▶ _Exercise details_: Output the lines exactly, from the one where "Reproduce this chart with Apache ECharts." appears through the one where "10.2, 7.9, 1.4];" appears. Images are left out.

-- Begin Material provided --

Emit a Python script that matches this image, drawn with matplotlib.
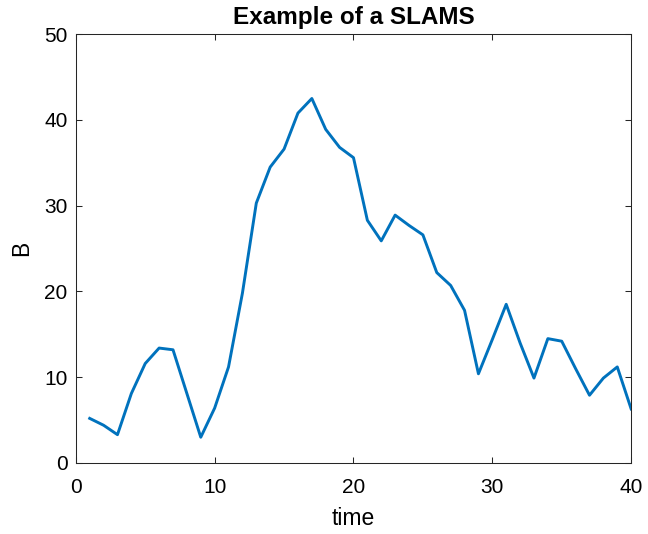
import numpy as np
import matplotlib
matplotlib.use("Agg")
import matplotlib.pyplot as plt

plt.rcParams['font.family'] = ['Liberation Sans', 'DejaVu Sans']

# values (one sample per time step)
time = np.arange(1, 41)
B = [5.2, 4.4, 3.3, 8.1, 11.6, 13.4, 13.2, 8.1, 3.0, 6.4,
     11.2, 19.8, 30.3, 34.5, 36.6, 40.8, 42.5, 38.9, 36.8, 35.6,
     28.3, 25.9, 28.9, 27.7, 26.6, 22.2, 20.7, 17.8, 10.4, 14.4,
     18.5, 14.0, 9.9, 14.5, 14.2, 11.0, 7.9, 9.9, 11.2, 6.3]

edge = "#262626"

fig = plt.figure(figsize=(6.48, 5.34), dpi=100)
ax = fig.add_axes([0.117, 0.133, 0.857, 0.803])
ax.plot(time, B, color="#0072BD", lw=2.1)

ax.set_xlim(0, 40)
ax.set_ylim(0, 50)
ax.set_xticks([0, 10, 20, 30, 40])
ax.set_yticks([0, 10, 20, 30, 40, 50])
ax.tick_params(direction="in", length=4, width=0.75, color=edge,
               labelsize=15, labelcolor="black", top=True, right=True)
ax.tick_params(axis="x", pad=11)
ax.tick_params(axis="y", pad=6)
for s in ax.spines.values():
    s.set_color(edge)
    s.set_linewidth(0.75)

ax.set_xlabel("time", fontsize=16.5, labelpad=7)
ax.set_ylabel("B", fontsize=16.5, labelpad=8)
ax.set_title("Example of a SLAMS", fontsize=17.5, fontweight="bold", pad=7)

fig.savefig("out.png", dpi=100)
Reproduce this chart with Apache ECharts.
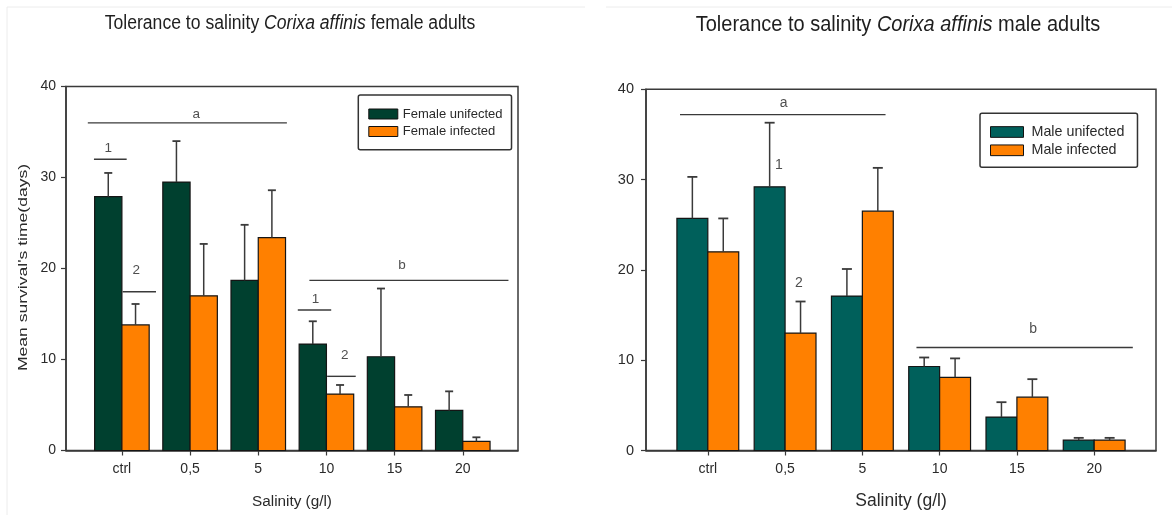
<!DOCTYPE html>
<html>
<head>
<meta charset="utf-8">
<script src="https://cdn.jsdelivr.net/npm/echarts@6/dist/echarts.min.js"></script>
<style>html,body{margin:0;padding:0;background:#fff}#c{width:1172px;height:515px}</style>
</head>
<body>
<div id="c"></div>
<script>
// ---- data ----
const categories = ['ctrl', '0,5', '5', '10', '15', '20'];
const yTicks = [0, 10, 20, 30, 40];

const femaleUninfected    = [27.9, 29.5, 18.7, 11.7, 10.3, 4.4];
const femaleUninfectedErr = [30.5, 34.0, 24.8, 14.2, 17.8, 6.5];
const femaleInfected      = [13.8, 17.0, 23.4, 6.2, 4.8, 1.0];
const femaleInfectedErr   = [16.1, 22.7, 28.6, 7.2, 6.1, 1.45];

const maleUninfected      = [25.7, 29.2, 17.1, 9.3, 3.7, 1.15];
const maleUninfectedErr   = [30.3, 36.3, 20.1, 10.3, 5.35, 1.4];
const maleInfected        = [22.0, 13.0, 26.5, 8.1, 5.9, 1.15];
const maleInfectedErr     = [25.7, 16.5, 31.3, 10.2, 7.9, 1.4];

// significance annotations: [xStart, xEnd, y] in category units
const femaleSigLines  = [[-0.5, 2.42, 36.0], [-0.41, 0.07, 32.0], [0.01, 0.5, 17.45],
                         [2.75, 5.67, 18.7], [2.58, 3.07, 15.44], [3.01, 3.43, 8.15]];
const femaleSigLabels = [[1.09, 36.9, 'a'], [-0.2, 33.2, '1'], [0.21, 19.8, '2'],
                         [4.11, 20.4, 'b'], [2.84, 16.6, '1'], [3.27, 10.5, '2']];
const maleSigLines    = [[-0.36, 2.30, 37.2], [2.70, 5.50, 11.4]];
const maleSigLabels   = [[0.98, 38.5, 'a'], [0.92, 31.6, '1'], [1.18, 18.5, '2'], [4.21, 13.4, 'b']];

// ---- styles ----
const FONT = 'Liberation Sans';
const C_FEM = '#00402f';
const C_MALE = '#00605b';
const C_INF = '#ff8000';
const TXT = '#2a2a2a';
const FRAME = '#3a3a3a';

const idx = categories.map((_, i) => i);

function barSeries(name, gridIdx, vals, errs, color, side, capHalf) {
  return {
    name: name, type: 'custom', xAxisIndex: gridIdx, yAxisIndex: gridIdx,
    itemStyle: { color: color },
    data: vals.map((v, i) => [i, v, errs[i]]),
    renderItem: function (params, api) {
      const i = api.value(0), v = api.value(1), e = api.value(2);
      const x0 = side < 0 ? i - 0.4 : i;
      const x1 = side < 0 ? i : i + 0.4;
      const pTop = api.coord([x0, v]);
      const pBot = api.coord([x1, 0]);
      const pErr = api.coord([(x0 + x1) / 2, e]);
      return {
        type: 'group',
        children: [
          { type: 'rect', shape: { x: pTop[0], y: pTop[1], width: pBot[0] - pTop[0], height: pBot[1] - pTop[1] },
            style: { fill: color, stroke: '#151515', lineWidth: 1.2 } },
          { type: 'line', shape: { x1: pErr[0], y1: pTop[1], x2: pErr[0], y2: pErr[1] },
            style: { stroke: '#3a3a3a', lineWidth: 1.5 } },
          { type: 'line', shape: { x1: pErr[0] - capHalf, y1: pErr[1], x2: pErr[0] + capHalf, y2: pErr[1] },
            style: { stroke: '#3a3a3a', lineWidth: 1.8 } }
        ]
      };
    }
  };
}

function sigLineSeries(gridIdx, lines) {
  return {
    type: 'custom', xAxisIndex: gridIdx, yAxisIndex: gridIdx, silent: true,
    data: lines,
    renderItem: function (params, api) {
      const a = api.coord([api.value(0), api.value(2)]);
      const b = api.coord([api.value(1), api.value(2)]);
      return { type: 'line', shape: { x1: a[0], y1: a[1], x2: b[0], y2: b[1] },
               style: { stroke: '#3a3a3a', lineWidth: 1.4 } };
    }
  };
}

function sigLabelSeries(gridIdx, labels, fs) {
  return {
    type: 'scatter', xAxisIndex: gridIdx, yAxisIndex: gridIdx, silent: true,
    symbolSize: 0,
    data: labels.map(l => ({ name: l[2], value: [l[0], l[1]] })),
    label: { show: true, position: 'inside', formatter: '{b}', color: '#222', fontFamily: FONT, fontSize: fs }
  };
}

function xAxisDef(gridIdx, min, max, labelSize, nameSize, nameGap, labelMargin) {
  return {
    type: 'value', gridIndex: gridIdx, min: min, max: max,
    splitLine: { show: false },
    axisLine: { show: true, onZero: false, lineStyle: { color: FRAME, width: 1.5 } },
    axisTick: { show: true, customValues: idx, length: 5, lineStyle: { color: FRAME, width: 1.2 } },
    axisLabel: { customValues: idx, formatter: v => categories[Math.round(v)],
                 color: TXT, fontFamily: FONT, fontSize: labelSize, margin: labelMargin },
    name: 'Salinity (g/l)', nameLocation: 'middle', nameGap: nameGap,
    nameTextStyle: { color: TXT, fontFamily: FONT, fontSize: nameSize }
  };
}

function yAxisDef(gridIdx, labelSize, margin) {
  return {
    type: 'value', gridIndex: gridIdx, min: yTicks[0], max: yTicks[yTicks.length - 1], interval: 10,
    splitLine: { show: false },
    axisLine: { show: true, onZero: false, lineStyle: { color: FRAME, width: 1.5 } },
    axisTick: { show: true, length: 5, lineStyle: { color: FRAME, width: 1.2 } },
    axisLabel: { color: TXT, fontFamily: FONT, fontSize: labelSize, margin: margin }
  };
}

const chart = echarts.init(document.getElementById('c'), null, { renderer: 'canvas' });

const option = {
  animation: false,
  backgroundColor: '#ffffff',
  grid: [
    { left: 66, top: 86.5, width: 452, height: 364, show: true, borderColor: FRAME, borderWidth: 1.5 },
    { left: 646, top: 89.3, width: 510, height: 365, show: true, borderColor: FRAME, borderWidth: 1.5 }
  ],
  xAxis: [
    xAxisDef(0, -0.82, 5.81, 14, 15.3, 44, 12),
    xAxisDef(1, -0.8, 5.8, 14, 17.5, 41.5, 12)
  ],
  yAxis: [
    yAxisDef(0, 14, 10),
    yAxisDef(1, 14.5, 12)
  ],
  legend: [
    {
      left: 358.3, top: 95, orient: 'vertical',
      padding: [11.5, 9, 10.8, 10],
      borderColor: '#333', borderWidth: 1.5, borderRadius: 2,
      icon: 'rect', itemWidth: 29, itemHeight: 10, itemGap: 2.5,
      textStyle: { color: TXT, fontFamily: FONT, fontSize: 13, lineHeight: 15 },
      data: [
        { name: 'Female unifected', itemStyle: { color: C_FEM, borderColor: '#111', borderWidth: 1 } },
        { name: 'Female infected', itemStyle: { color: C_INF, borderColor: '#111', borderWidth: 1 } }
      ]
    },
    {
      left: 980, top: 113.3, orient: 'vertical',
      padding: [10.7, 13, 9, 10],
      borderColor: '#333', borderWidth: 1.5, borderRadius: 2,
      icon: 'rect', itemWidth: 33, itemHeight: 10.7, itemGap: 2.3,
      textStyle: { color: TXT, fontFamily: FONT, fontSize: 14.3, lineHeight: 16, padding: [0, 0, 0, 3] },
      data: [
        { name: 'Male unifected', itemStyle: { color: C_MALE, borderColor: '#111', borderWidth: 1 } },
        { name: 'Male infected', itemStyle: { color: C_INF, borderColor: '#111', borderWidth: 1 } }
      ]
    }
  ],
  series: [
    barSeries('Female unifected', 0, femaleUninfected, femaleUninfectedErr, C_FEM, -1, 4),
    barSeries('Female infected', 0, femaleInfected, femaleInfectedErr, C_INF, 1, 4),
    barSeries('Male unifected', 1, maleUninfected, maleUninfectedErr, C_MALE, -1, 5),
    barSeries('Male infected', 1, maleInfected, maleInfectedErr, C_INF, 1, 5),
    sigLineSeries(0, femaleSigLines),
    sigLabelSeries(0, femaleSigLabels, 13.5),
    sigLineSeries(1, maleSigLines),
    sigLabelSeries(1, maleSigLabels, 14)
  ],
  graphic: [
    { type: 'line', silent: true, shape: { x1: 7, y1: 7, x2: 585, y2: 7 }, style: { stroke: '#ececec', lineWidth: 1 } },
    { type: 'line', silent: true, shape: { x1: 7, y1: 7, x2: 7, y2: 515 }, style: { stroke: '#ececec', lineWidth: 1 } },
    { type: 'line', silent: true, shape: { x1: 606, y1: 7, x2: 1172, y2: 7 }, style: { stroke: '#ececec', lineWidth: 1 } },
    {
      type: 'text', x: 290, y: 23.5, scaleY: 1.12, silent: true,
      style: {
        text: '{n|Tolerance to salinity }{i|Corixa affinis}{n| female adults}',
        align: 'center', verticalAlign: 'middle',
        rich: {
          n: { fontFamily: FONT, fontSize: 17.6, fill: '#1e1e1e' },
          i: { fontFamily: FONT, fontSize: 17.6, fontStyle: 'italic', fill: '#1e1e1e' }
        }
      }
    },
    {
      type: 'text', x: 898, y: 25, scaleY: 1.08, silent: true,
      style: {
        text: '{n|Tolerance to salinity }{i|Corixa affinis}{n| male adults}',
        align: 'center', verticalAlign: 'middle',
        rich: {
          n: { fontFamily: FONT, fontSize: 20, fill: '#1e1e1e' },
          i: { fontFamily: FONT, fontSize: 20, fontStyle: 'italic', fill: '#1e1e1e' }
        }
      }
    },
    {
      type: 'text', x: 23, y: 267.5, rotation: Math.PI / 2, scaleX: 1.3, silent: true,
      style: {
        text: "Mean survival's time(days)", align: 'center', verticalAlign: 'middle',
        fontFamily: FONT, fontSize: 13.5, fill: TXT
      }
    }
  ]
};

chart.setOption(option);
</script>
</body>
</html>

-- End Material provided --

▶ _Solution for this exercise_:
Reproduce this chart with Apache ECharts.
<!DOCTYPE html>
<html>
<head>
<meta charset="utf-8">
<script src="https://cdn.jsdelivr.net/npm/echarts@6/dist/echarts.min.js"></script>
<style>html,body{margin:0;padding:0;background:#fff}#c{width:1172px;height:515px}</style>
</head>
<body>
<div id="c"></div>
<script>
// ---- data ----
const categories = ['ctrl', '0,5', '5', '10', '15', '20'];
const yTicks = [0, 10, 20, 30, 40];

const femaleUninfected    = [27.9, 29.5, 18.7, 11.7, 10.3, 4.4];
const femaleUninfectedErr = [30.5, 34.0, 24.8, 14.2, 17.8, 6.5];
const femaleInfected      = [13.8, 17.0, 23.4, 6.2, 4.8, 1.0];
const femaleInfectedErr   = [16.1, 22.7, 28.6, 7.2, 6.1, 1.45];

const maleUninfected      = [25.7, 29.2, 17.1, 9.3, 3.7, 1.15];
const maleUninfectedErr   = [30.3, 36.3, 20.1, 10.3, 5.35, 1.4];
const maleInfected        = [22.0, 13.0, 26.5, 8.1, 5.9, 1.15];
const maleInfectedErr     = [25.7, 16.5, 31.3, 10.2, 7.9, 1.4];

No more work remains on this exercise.